▶ PROBLEM STATEMENT:
All lines from the beginning of the listing through the line with "const aXTicks = [0, 100, 200, 300, 400, 500];" are to be copied word for word; the pictures are not.
<<<<
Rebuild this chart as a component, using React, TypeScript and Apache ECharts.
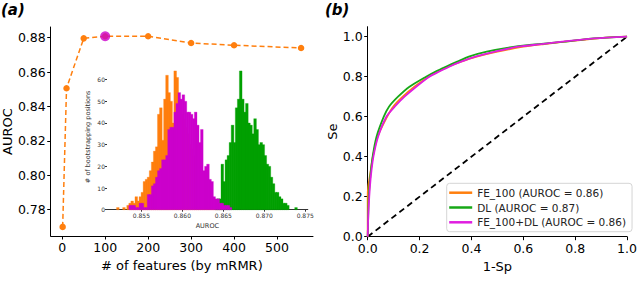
import React, { useEffect, useRef } from "react";
import * as echarts from "echarts";

// ---- Panel (a): AUROC vs number of features ----
const nFeatures = [1, 10, 50, 100, 200, 300, 400, 556];
const meanAuroc = [0.770, 0.8506, 0.8796, 0.8808, 0.8808, 0.8769, 0.8756, 0.874];
const bestIndex = 3;
const aYTicks = [0.78, 0.8, 0.82, 0.84, 0.86, 0.88];
const aXTicks = [0, 100, 200, 300, 400, 500];

// ---- Inset: bootstrapped AUROC histograms ----
const binStart = 0.8515;
const binWidth = 0.00025;
const feOffset = 0;
const feCounts = [0, 0, 1, 0, 0, 1, 0, 2, 3, 4, 3, 6, 4, 6, 8, 13, 14, 15, 18, 22, 27, 29, 44, 47, 32, 51, 62, 54, 50, 40, 64, 61, 50, 44, 42, 38, 35, 30, 28, 25, 22, 18, 15, 12, 10, 8, 6, 5, 3, 2, 2, 1, 1];
const dlOffset = 50;
const dlCounts = [4, 5, 5, 21, 13, 23, 25, 31, 39, 31, 47, 51, 64, 51, 45, 49, 40, 39, 35, 42, 37, 30, 31, 30, 25, 21, 20, 15, 12, 8, 8, 6, 5, 3, 3, 2, 0, 0, 0, 1];
const feDlOffset = 0;
const feDlCounts = [0, 0, 0, 0, 0, 0, 0, 0, 2, 2, 2, 1, 1, 3, 3, 1, 1, 7, 7, 11, 12, 15, 18, 19, 23, 23, 25, 37, 38, 38, 45, 49, 54, 51, 53, 50, 45, 45, 44, 42, 45, 39, 31, 37, 18, 20, 21, 14, 13, 6, 5, 5, 3, 3, 2, 2, 2, 1];
const insetXTicks = [0.855, 0.86, 0.865, 0.87, 0.875];
const insetYTicks = [0, 10, 20, 30, 40, 50, 60];

// ---- Panel (b): ROC curves ----
const feFpr = [0, 0, 0.002, 0.008, 0.02, 0.038, 0.075, 0.098, 0.135, 0.18, 0.235, 0.27, 0.31, 0.36, 0.42, 0.5, 0.6, 0.68, 0.76, 0.84, 0.92, 1];
const feTpr = [0, 0.2, 0.25, 0.3, 0.4, 0.5, 0.6, 0.65, 0.7, 0.75, 0.8, 0.825, 0.85, 0.875, 0.9, 0.925, 0.95, 0.963, 0.975, 0.986, 0.995, 1];
const dlFpr = [0, 0.002, 0.004, 0.01, 0.019, 0.034, 0.062, 0.082, 0.117, 0.161, 0.225, 0.26, 0.301, 0.345, 0.39, 0.459, 0.568, 0.66, 0.759, 0.835, 0.92, 1];
const dlTpr = [0, 0.1, 0.2, 0.3, 0.4, 0.5, 0.6, 0.65, 0.7, 0.75, 0.8, 0.825, 0.85, 0.875, 0.9, 0.925, 0.95, 0.963, 0.975, 0.987, 0.995, 1];
const feDlFpr = [0, 0.002, 0.006, 0.012, 0.022, 0.04, 0.072, 0.104, 0.142, 0.187, 0.2375, 0.275, 0.314, 0.36, 0.415, 0.49, 0.58, 0.67, 0.75, 0.835, 0.92, 1];
const feDlTpr = [0, 0.1, 0.2, 0.3, 0.4, 0.5, 0.6, 0.65, 0.7, 0.75, 0.8, 0.825, 0.85, 0.875, 0.9, 0.925, 0.95, 0.963, 0.975, 0.987, 0.995, 1];
const rocNames = ["FE_100 (AUROC = 0.86)", "DL (AUROC = 0.87)", "FE_100+DL (AUROC = 0.86)"];
const bXTicks = [0, 0.2, 0.4, 0.6, 0.8, 1.0];
const bYTicks = [0, 0.2, 0.4, 0.6, 0.8, 1.0];

const ORANGE = "#ff7f0e";
const GREEN = "#00a000";
const MAGENTA = "#cc00cc";
const FONT = "DejaVu Sans";

const zip = (a: number[], b: number[]) => a.map((v, i) => [v, b[i]]);
const histData = (counts: number[], offset: number) =>
  counts
    .map((c, i) => [binStart + (offset + i) * binWidth, binStart + (offset + i + 1) * binWidth, c])
    .filter((d) => d[2] > 0);

const histSeries = (counts: number[], offset: number, color: string) => ({
  type: "custom",
  xAxisIndex: 1,
  yAxisIndex: 1,
  encode: { x: [0, 1], y: 2 },
  data: histData(counts, offset),
  renderItem: (_p: any, api: any) => {
    const a = api.coord([api.value(0), api.value(2)]);
    const b = api.coord([api.value(1), 0]);
    return {
      type: "rect",
      shape: { x: a[0] - 0.3, y: a[1], width: b[0] - a[0] + 0.6, height: b[1] - a[1] },
      style: { fill: color, stroke: color, lineWidth: 0.3 },
    };
  },
});

export default function App() {
  const ref = useRef<HTMLDivElement>(null);
  useEffect(() => {
    if (!ref.current) return;
    const chart = echarts.init(ref.current, null, { renderer: "svg" });
    const axisLine = { show: true, lineStyle: { color: "#000", width: 1 } };
    const option: any = {
      animation: false,
      backgroundColor: "#fff",
      textStyle: { fontFamily: FONT },
      grid: [
        { left: 50, top: 27, width: 263, height: 209 },
        { left: 107, top: 64, width: 200.7, height: 145.7, show: true, backgroundColor: "#fff", borderWidth: 0 },
        { left: 367.7, top: 26.7, width: 262.3, height: 210 },
      ],
      xAxis: [
        {
          type: "value", gridIndex: 0, min: -26.75, max: 583.75,
          axisLine, splitLine: { show: false },
          axisTick: { customValues: aXTicks, length: 3.5, lineStyle: { color: "#000" } },
          axisLabel: { customValues: aXTicks, fontSize: 12.5, color: "#000", margin: 5, fontFamily: FONT },
          name: "# of features (by mRMR)", nameLocation: "middle", nameGap: 22,
          nameTextStyle: { fontSize: 13, color: "#000", fontFamily: FONT },
        },
        {
          type: "value", gridIndex: 1, min: 0.8508, max: 0.8753,
          axisLine: { show: true, lineStyle: { color: "#333", width: 1.2 } }, splitLine: { show: false },
          axisTick: { customValues: insetXTicks, length: 2, lineStyle: { color: "#333" } },
          axisLabel: { customValues: insetXTicks, fontSize: 6, color: "#333", margin: 3, formatter: (v: number) => v.toFixed(3), fontFamily: FONT },
          name: "AUROC", nameLocation: "middle", nameGap: 13,
          nameTextStyle: { fontSize: 6.5, color: "#333", fontFamily: FONT },
        },
        {
          type: "value", gridIndex: 2, min: 0, max: 1,
          axisLine, splitLine: { show: false },
          axisTick: { customValues: bXTicks, length: 3.5, lineStyle: { color: "#000" } },
          axisLabel: { customValues: bXTicks, fontSize: 12.5, color: "#000", margin: 5, formatter: (v: number) => v.toFixed(1), fontFamily: FONT },
          name: "1-Sp", nameLocation: "middle", nameGap: 22,
          nameTextStyle: { fontSize: 13, color: "#000", fontFamily: FONT },
        },
      ],
      yAxis: [
        {
          type: "value", gridIndex: 0, min: 0.7647, max: 0.8862,
          axisLine: { ...axisLine, onZero: false }, splitLine: { show: false },
          axisTick: { customValues: aYTicks, length: 3.5, lineStyle: { color: "#000" } },
          axisLabel: { customValues: aYTicks, fontSize: 12.5, color: "#000", margin: 5, formatter: (v: number) => v.toFixed(2), fontFamily: FONT },
          name: "AUROC", nameLocation: "middle", nameGap: 33,
          nameTextStyle: { fontSize: 13, color: "#000", fontFamily: FONT },
        },
        {
          type: "value", gridIndex: 1, min: 0, max: 67.2,
          axisLine: { show: false, onZero: false }, splitLine: { show: false },
          axisTick: { show: true, customValues: insetYTicks, length: 2, lineStyle: { color: "#333" } },
          axisLabel: { customValues: insetYTicks, fontSize: 6, color: "#333", margin: 2, fontFamily: FONT },
          name: "# of bootstrapping positions", nameLocation: "middle", nameGap: 16,
          nameTextStyle: { fontSize: 6.5, color: "#333", fontFamily: FONT },
        },
        {
          type: "value", gridIndex: 2, min: 0, max: 1.05,
          axisLine: { ...axisLine, onZero: false }, splitLine: { show: false },
          axisTick: { customValues: bYTicks, length: 3.5, lineStyle: { color: "#000" } },
          axisLabel: { customValues: bYTicks, fontSize: 12.5, color: "#000", margin: 5, formatter: (v: number) => v.toFixed(1), fontFamily: FONT },
          name: "Se", nameLocation: "middle", nameGap: 29,
          nameTextStyle: { fontSize: 13, color: "#000", fontFamily: FONT },
        },
      ],
      legend: {
        data: rocNames,
        orient: "vertical",
        left: 446.7,
        top: 183.3,
        backgroundColor: "#fff",
        borderColor: "#d5d5d5",
        borderWidth: 1,
        borderRadius: 3,
        padding: [3, 6, 3, 2.5],
        itemGap: 2,
        itemWidth: 23,
        itemHeight: 2.5,
        icon: "rect",
        textStyle: { fontSize: 10.5, color: "#222", fontFamily: FONT, lineHeight: 12.8 },
      },
      graphic: [
        { type: "text", left: 1, top: 2, style: { text: "(a)", font: "italic bold 15px 'DejaVu Sans'", fill: "#000" } },
        { type: "text", left: 325, top: 2, style: { text: "(b)", font: "italic bold 15px 'DejaVu Sans'", fill: "#000" } },
      ],
      series: [
        {
          type: "line", xAxisIndex: 0, yAxisIndex: 0,
          data: zip(nFeatures, meanAuroc),
          symbol: "circle", symbolSize: 6.5,
          itemStyle: { color: ORANGE },
          lineStyle: { color: ORANGE, width: 1.5, type: [5, 3] },
          z: 3,
        },
        {
          type: "scatter", xAxisIndex: 0, yAxisIndex: 0,
          data: [[nFeatures[bestIndex], meanAuroc[bestIndex]]],
          symbolSize: 10,
          itemStyle: { color: MAGENTA },
          z: 4,
        },
        histSeries(feCounts, feOffset, ORANGE),
        histSeries(dlCounts, dlOffset, GREEN),
        histSeries(feDlCounts, feDlOffset, MAGENTA),
        {
          type: "line", xAxisIndex: 2, yAxisIndex: 2,
          data: [[0, 0], [1, 1]], symbol: "none",
          lineStyle: { color: "#000", width: 1.8, type: [6, 4] },
        },
        {
          name: rocNames[0], type: "line", xAxisIndex: 2, yAxisIndex: 2,
          data: zip(feFpr, feTpr), symbol: "none", smooth: 0.2,
          itemStyle: { color: ORANGE }, lineStyle: { color: ORANGE, width: 1.8 },
        },
        {
          name: rocNames[1], type: "line", xAxisIndex: 2, yAxisIndex: 2,
          data: zip(dlFpr, dlTpr), symbol: "none", smooth: 0.2,
          itemStyle: { color: "#17a817" }, lineStyle: { color: "#17a817", width: 1.8 },
        },
        {
          name: rocNames[2], type: "line", xAxisIndex: 2, yAxisIndex: 2,
          data: zip(feDlFpr, feDlTpr), symbol: "none", smooth: 0.2,
          itemStyle: { color: "#e01ee0" }, lineStyle: { color: "#e01ee0", width: 1.8 },
        },
      ],
    };
    chart.setOption(option);
    return () => chart.dispose();
  }, []);
  return <div ref={ref} style={{ position: "fixed", left: 0, top: 0, width: 640, height: 299 }} />;
}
>>>>
▶ EXERCISE OUTPUT:
Rebuild this chart as a component, using React, TypeScript and Apache ECharts.
import React, { useEffect, useRef } from "react";
import * as echarts from "echarts";

// ---- Panel (a): AUROC vs number of features ----
const nFeatures = [1, 10, 50, 100, 200, 300, 400, 556];
const meanAuroc = [0.770, 0.8506, 0.8796, 0.8808, 0.8808, 0.8769, 0.8756, 0.874];
const bestIndex = 3;
const aYTicks = [0.78, 0.8, 0.82, 0.84, 0.86, 0.88];
const aXTicks = [0, 100, 200, 300, 400, 500];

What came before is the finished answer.